--- START OF Supplied entries ---

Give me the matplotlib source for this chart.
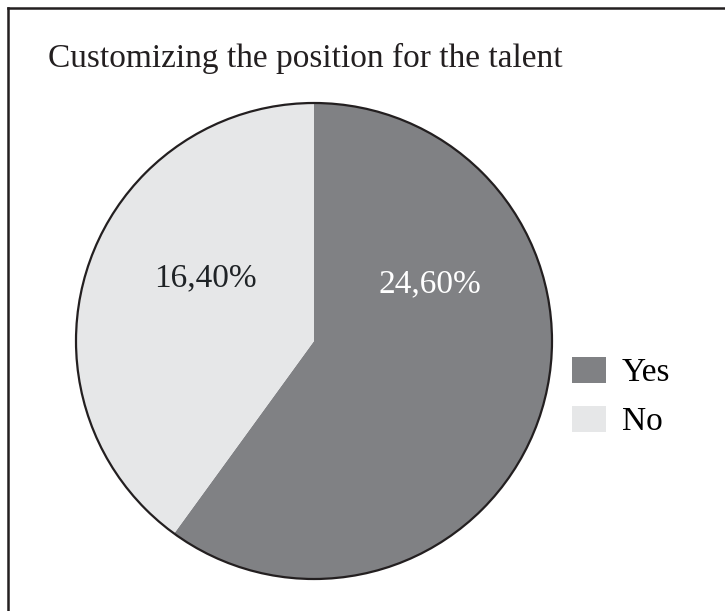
import matplotlib.pyplot as plt
from matplotlib.lines import Line2D
from matplotlib.patches import Circle

plt.rcParams["font.family"] = ["Liberation Serif", "DejaVu Serif"]

title = "Customizing the position for the talent"
categories = ["Yes", "No"]
values = [24.60, 16.40]
colors = ["#808184", "#E6E7E8"]
label_colors = ["white", "#1f2326"]
# label anchor points inside the unit pie
label_pos = [(0.485, 0.24), (-0.456, 0.266)]

W, H = 725, 611
fs = 24
fig = plt.figure(figsize=(W / 100, H / 100), dpi=100)

# pie centred at (314, 341) px with radius 238 px
cx, cy, r = 314, 341, 238
ax = fig.add_axes([(cx - r) / W, (H - cy - r) / H, 2 * r / W, 2 * r / H])
wedges, _ = ax.pie(values, colors=colors, startangle=90, counterclock=False,
                   wedgeprops=dict(linewidth=0))
ax.set_xlim(-1, 1)
ax.set_ylim(-1, 1)
ax.add_patch(Circle((0, 0), 1, fill=False, edgecolor="#231F20",
                    linewidth=1.6, clip_on=False))

for v, (x, y), c in zip(values, label_pos, label_colors):
    ax.text(x, y, f"{v:.2f}%".replace(".", ","), ha="center", va="center",
            fontsize=fs, color=c)

legend = fig.legend(wedges, categories, loc="center left",
                    bbox_to_anchor=(542 / W, 1 - 397 / H), frameon=False,
                    fontsize=fs, handlelength=1.02, handleheight=0.82,
                    handletextpad=0.48, labelspacing=0.53)

fig.text(48 / W, 1 - 67 / H, title, fontsize=fs, ha="left", va="baseline",
         color="#231F20")

# frame round the chart: only the left and top edges fall inside the image
frame_kw = dict(color="#231F20", linewidth=1.8, transform=fig.transFigure)
fig.add_artist(Line2D([8 / W, 8 / W], [0, 1 - 8 / H], **frame_kw))
fig.add_artist(Line2D([8 / W, 1], [1 - 8 / H, 1 - 8 / H], **frame_kw))

fig.savefig("out.png", dpi=100)
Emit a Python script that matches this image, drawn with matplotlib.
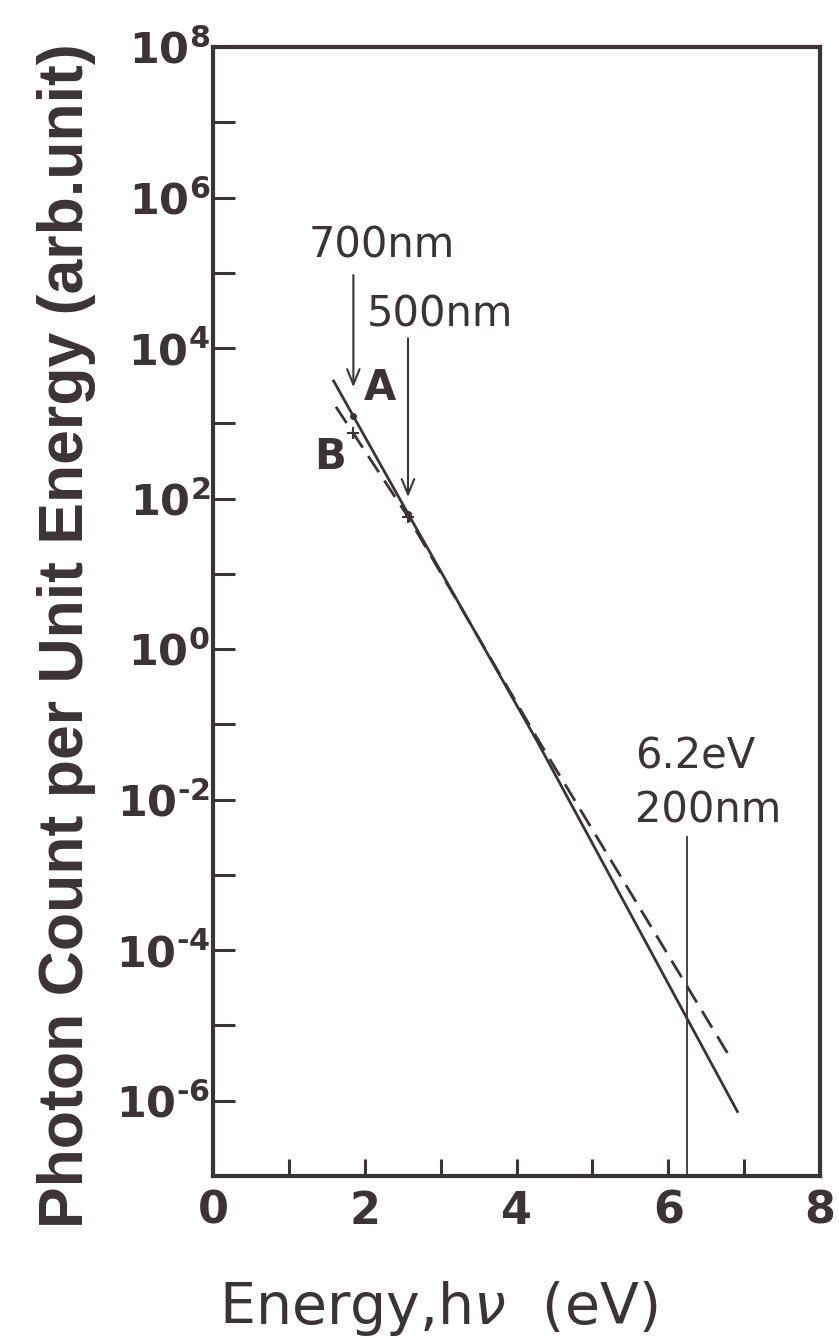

--- END OF Supplied entries ---

What you have to do — In your copy, leave out the pictures and reproduce the material above exactly.

Problem solution —
Give me the matplotlib source for this chart.
import matplotlib.pyplot as plt
from matplotlib.lines import Line2D
from matplotlib.patches import Circle

plt.rcParams["font.family"] = ["Liberation Serif", "DejaVu Serif"]

title = "Customizing the position for the talent"
categories = ["Yes", "No"]
values = [24.60, 16.40]
colors = ["#808184", "#E6E7E8"]
label_colors = ["white", "#1f2326"]
# label anchor points inside the unit pie
label_pos = [(0.485, 0.24), (-0.456, 0.266)]

W, H = 725, 611
fs = 24
fig = plt.figure(figsize=(W / 100, H / 100), dpi=100)

# pie centred at (314, 341) px with radius 238 px
cx, cy, r = 314, 341, 238
ax = fig.add_axes([(cx - r) / W, (H - cy - r) / H, 2 * r / W, 2 * r / H])
wedges, _ = ax.pie(values, colors=colors, startangle=90, counterclock=False,
                   wedgeprops=dict(linewidth=0))
ax.set_xlim(-1, 1)
ax.set_ylim(-1, 1)
ax.add_patch(Circle((0, 0), 1, fill=False, edgecolor="#231F20",
                    linewidth=1.6, clip_on=False))

for v, (x, y), c in zip(values, label_pos, label_colors):
    ax.text(x, y, f"{v:.2f}%".replace(".", ","), ha="center", va="center",
            fontsize=fs, color=c)

legend = fig.legend(wedges, categories, loc="center left",
                    bbox_to_anchor=(542 / W, 1 - 397 / H), frameon=False,
                    fontsize=fs, handlelength=1.02, handleheight=0.82,
                    handletextpad=0.48, labelspacing=0.53)

fig.text(48 / W, 1 - 67 / H, title, fontsize=fs, ha="left", va="baseline",
         color="#231F20")

# frame round the chart: only the left and top edges fall inside the image
frame_kw = dict(color="#231F20", linewidth=1.8, transform=fig.transFigure)
fig.add_artist(Line2D([8 / W, 8 / W], [0, 1 - 8 / H], **frame_kw))
fig.add_artist(Line2D([8 / W, 1], [1 - 8 / H, 1 - 8 / H], **frame_kw))

fig.savefig("out.png", dpi=100)
Emit a Python script that matches this image, drawn with matplotlib.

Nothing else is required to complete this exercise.